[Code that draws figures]
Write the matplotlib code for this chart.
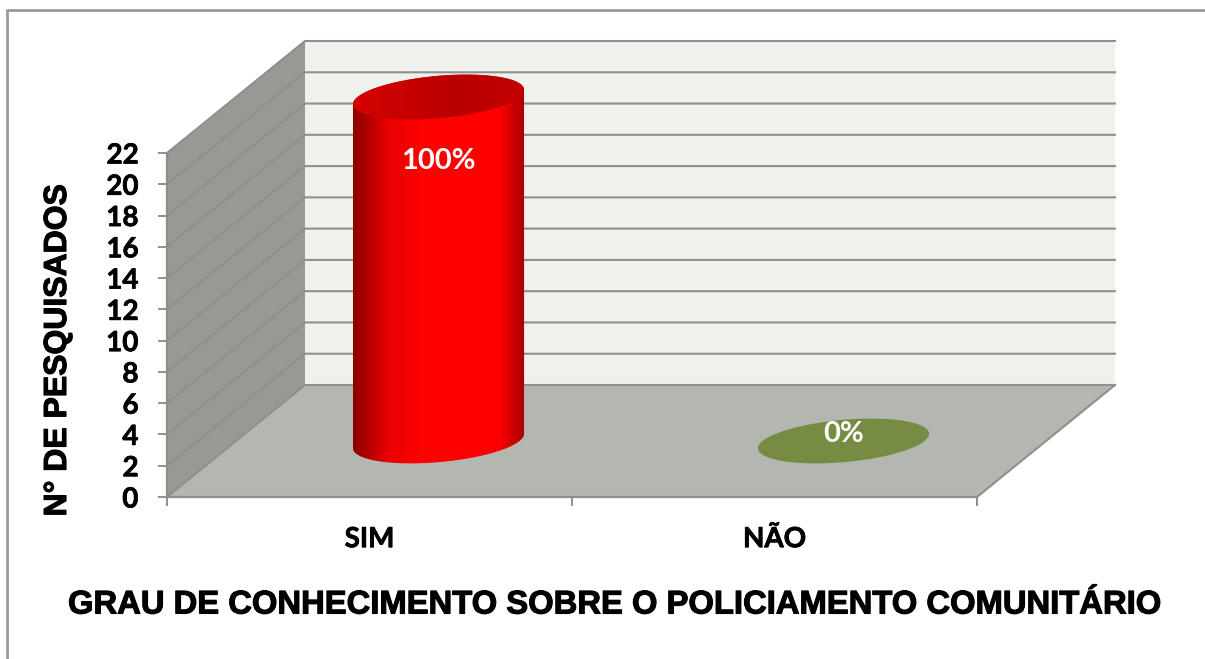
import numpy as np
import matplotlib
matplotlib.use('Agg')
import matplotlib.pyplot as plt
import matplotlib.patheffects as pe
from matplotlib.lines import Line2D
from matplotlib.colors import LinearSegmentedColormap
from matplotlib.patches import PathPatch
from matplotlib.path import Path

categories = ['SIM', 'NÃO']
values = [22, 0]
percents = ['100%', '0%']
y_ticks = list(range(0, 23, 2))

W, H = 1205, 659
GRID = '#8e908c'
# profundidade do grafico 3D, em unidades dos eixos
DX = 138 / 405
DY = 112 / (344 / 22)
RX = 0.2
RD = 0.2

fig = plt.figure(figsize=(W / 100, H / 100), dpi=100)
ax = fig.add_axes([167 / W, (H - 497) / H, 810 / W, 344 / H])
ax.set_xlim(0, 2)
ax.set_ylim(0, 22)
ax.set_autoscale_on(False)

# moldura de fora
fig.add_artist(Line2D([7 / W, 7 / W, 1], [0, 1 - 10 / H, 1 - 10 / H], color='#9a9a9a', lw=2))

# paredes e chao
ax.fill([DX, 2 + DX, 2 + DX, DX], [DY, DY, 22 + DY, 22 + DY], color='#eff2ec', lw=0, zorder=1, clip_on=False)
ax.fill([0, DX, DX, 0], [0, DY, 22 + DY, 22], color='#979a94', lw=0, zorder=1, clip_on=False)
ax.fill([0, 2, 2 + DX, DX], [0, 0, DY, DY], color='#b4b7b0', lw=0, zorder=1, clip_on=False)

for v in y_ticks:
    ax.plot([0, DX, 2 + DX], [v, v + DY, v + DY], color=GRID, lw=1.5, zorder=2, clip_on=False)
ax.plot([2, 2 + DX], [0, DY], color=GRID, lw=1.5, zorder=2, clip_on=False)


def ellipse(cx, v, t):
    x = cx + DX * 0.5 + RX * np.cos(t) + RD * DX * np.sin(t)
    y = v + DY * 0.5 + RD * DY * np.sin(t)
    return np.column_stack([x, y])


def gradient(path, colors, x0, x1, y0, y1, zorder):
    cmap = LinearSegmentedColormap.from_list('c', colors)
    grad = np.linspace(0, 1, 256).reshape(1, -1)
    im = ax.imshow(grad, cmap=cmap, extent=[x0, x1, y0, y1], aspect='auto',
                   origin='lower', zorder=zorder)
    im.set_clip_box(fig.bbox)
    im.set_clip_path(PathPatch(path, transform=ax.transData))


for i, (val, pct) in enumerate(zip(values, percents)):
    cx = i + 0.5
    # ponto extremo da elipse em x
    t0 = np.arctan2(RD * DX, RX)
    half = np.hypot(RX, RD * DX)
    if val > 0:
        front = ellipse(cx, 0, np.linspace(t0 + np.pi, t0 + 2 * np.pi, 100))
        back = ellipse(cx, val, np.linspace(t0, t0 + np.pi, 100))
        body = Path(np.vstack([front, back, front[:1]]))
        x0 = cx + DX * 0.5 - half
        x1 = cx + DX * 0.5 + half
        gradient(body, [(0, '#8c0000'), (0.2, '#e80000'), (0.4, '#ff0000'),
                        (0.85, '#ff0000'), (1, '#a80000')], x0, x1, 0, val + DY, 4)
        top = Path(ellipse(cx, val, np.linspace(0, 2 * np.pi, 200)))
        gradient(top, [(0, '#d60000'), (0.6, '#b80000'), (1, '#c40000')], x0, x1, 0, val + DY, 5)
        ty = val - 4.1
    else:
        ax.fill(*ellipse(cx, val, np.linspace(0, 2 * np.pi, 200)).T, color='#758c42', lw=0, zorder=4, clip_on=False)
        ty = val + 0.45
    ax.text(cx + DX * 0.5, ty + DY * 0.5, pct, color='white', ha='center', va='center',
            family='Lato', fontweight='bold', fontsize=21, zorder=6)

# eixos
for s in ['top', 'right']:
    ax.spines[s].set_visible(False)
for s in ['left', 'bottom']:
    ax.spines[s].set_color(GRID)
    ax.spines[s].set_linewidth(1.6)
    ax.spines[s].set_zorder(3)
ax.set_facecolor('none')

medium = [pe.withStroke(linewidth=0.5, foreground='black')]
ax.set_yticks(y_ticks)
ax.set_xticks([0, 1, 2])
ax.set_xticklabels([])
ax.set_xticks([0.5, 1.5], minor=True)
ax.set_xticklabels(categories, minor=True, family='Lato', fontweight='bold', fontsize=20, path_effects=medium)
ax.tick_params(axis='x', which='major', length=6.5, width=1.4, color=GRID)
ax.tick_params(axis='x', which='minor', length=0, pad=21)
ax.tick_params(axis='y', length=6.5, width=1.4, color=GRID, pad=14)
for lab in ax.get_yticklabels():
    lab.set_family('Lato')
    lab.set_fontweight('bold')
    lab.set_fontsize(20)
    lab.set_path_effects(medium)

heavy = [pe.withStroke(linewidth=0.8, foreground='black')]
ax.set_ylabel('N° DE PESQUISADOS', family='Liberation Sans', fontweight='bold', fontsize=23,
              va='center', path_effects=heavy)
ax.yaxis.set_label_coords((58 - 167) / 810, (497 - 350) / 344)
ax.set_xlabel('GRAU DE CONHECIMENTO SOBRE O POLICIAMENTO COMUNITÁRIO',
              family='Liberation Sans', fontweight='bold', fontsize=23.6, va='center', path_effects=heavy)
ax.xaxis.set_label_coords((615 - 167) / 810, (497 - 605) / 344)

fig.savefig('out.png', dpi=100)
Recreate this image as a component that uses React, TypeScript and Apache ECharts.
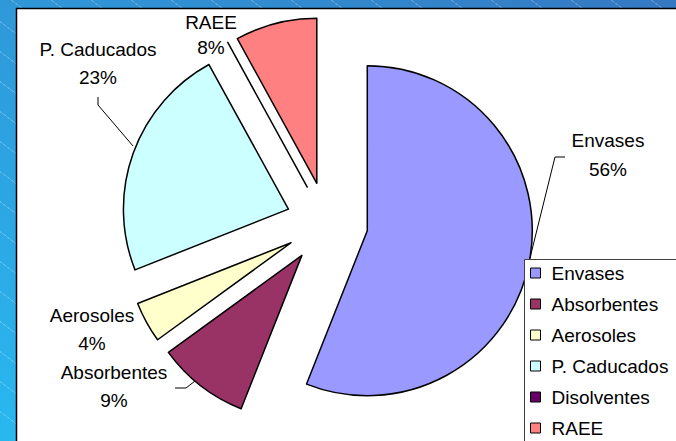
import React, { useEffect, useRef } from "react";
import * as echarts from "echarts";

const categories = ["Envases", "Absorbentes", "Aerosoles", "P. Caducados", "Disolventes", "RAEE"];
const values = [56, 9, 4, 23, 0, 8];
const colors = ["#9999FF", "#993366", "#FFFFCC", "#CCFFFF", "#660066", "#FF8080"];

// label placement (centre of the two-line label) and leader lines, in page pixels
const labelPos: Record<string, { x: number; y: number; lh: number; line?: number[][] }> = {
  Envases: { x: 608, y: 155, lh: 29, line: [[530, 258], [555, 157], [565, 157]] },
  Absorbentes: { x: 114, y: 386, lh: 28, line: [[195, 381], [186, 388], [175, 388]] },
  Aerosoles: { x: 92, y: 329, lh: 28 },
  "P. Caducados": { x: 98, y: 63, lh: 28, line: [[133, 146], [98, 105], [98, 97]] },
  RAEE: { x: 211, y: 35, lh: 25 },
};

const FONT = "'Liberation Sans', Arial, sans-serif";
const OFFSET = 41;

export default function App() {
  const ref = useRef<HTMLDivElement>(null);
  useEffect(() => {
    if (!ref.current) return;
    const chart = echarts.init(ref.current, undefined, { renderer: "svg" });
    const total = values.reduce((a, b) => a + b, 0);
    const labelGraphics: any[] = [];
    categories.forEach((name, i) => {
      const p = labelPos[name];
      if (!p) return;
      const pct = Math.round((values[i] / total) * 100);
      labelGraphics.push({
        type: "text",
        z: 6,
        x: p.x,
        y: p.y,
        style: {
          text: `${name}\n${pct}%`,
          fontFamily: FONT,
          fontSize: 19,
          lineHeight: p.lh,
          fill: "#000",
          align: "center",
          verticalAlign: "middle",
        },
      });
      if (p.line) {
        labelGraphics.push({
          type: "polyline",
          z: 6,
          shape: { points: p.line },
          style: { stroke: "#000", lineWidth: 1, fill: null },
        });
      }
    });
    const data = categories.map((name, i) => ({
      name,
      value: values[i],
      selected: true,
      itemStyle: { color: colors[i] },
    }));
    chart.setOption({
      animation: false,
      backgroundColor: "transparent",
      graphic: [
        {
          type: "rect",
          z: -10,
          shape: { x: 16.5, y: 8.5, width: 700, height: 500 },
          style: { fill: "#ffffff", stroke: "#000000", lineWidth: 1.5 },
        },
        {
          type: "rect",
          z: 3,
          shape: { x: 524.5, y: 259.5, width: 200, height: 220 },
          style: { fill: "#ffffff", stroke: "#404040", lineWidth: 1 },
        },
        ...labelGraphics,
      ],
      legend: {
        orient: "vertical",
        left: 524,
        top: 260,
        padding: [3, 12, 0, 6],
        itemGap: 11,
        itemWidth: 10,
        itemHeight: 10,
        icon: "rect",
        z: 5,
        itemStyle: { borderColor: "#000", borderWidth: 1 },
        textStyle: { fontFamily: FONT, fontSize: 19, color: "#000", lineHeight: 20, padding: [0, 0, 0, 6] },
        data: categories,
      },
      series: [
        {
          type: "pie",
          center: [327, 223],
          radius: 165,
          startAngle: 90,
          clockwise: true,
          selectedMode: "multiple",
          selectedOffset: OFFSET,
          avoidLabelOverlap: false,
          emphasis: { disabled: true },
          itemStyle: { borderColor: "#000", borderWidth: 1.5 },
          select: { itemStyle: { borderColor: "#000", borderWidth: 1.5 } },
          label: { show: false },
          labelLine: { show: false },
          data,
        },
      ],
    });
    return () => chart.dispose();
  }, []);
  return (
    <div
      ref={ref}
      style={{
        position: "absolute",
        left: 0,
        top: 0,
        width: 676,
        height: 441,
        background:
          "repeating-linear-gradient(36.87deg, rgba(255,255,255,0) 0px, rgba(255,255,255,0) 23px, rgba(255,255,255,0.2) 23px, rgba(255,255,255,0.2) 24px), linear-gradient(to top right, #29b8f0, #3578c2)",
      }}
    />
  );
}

> **Short exercise**: Exactly and only the lines from the top of the records down to the line containing "y_ticks = list(range(0, 23, 2))" should be transcribed, please, without the pictures.

> **Solution to the problem**:
Write the matplotlib code for this chart.
import numpy as np
import matplotlib
matplotlib.use('Agg')
import matplotlib.pyplot as plt
import matplotlib.patheffects as pe
from matplotlib.lines import Line2D
from matplotlib.colors import LinearSegmentedColormap
from matplotlib.patches import PathPatch
from matplotlib.path import Path

categories = ['SIM', 'NÃO']
values = [22, 0]
percents = ['100%', '0%']
y_ticks = list(range(0, 23, 2))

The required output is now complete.